The key here is to create an instance of the service provider we want to use, maybe leveraging on the one produced from the service collection (BuildServiceProvider method), and return it here. Of course, if it has more features and lifetimes than the default one, you are free to use them all. The only contract it has to comply to is that of IServiceProvider.

Dependency Resolution

While running your MVC application, you can explicitly ask for services registered in the global (the default or your own) service provider. The HttpContext class exposes a RequestServices property; here you will find the custom service provider that you returned in Configure*Services, or ASP.NET Core’s built-in one. Whenever you have a reference to the current HttpContext (controllers, view components, tag helpers, views, middleware, filters), you get it as well. The “old” ApplicationServices was removed in recent commits, so it won’t make it to the final version of ASP.NET Core and you shouldn’t be using it.

Conclusion

The dependency injection mechanism was substantially changed in ASP.NET Core.
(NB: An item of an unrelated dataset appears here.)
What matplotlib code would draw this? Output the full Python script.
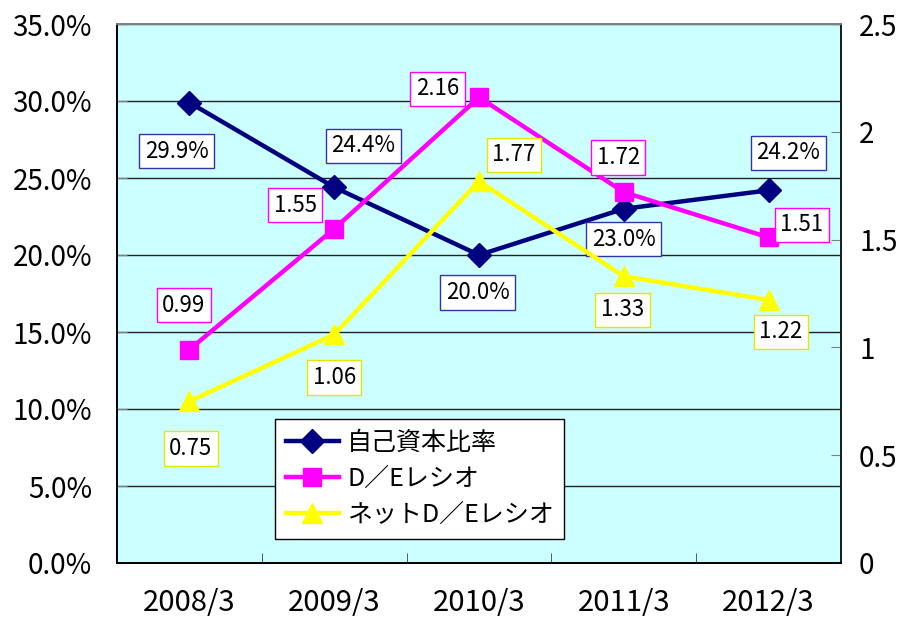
import matplotlib.pyplot as plt
from matplotlib.ticker import FixedLocator, FuncFormatter

plt.rcParams['font.family'] = ['Noto Sans CJK JP', 'DejaVu Sans']

# データ
years = ['2008/3', '2009/3', '2010/3', '2011/3', '2012/3']
equity_ratio = [29.9, 24.4, 20.0, 23.0, 24.2]   # 自己資本比率 (%)
de_ratio = [0.99, 1.55, 2.16, 1.72, 1.51]        # D／Eレシオ
net_de_ratio = [0.75, 1.06, 1.77, 1.33, 1.22]    # ネットD／Eレシオ

series_names = ['自己資本比率', 'D／Eレシオ', 'ネットD／Eレシオ']

# ラベルの位置 (offset points)
equity_offsets = [(-9, -35), (21, 30), (-1, -27), (0, -22), (14, 27)]
de_offsets = [(-4, 32), (-28, 17), (-30, 6), (-4, 25), (24, 9)]
net_offsets = [(1, -34), (0, -31), (25, 19), (-1, -24), (9, -23)]

navy = '#000080'
magenta = '#FF00FF'
yellow = '#FFFF00'

fig = plt.figure(figsize=(9.10, 6.21), dpi=100)
ax = fig.add_axes([117 / 910, 58 / 621, 724 / 910, 539 / 621])
ax2 = ax.twinx()

x = list(range(len(years)))

ax.set_facecolor('#CCFFFF')
ax.set_xlim(-0.5, len(years) - 0.5)
ax.set_ylim(0, 35)
ax2.set_ylim(0, 2.5)

ax.set_yticks([0, 5, 10, 15, 20, 25, 30, 35])
ax.yaxis.set_major_formatter(FuncFormatter(lambda v, p: f'{v:.1f}%'))
ax.grid(axis='y', color='#222222', linewidth=1)
ax.set_axisbelow(True)

ax2.set_yticks([0, 0.5, 1, 1.5, 2, 2.5])
ax2.set_yticklabels(['0', '0.5', '1', '1.5', '2', '2.5'])

ax.set_xticks(x)
ax.set_xticklabels(years)
ax.xaxis.set_minor_locator(FixedLocator([i + 0.5 for i in x[:-1]]))

ax.tick_params(axis='y', direction='in', length=7, color='#808080', labelsize=20, pad=18)
ax2.tick_params(axis='y', direction='in', length=7, color='#808080', labelsize=20, pad=13)
ax.tick_params(axis='x', which='major', length=0, labelsize=21, pad=18)
ax.tick_params(axis='x', which='minor', direction='in', length=7, color='#404040')

ax.spines['top'].set_color('#808080')
ax2.spines['top'].set_color('#808080')
ax.spines['left'].set_color('#404040')
ax2.spines['right'].set_color('#202020')
for a in (ax, ax2):
    for sp in a.spines.values():
        sp.set_linewidth(1.3)

l1, = ax.plot(x, equity_ratio, color=navy, linewidth=3.2, marker='D',
              markersize=12, label=series_names[0], zorder=3)
l2, = ax2.plot(x, de_ratio, color=magenta, linewidth=3.2, marker='s',
               markersize=13, label=series_names[1], zorder=3)
l3, = ax2.plot(x, net_de_ratio, color=yellow, linewidth=3.2, marker='^',
               markersize=15, label=series_names[2], zorder=3)


def add_labels(axis, values, offsets, fmt, edge):
    for xi, v, off in zip(x, values, offsets):
        axis.annotate(fmt(v), (xi, v), xytext=off, textcoords='offset points',
                      ha='center', va='center', fontsize=16, zorder=5,
                      bbox=dict(boxstyle='square,pad=0.25', facecolor='white',
                                edgecolor=edge, linewidth=1))


add_labels(ax, equity_ratio, equity_offsets, lambda v: f'{v:.1f}%', '#3333AA')
add_labels(ax2, de_ratio, de_offsets, lambda v: f'{v:.2f}', magenta)
add_labels(ax2, net_de_ratio, net_offsets, lambda v: f'{v:.2f}', '#E6E600')

leg = ax2.legend(handles=[l1, l2, l3], loc='lower left',
                 bbox_to_anchor=(0.218, 0.0445, 0.40, 0.213), mode='expand',
                 borderaxespad=0, fontsize=18, handlelength=2.1,
                 handletextpad=0.35, labelspacing=0.4, borderpad=0.45,
                 fancybox=False, framealpha=1, edgecolor='black')
leg.get_frame().set_linewidth(1)

fig.savefig('out.png', dpi=100)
The only identical feature seems to be constructor injection, and it is understandable, since it’s what most people should be using anyway. Now every moving part of ASP.NET Core is injectable through the same mechanism, which I think is a good thing. The problems so far have been the relative instability in the ASP.NET Core, things have been changing a lot, and there is still no light at the end of the tunnel.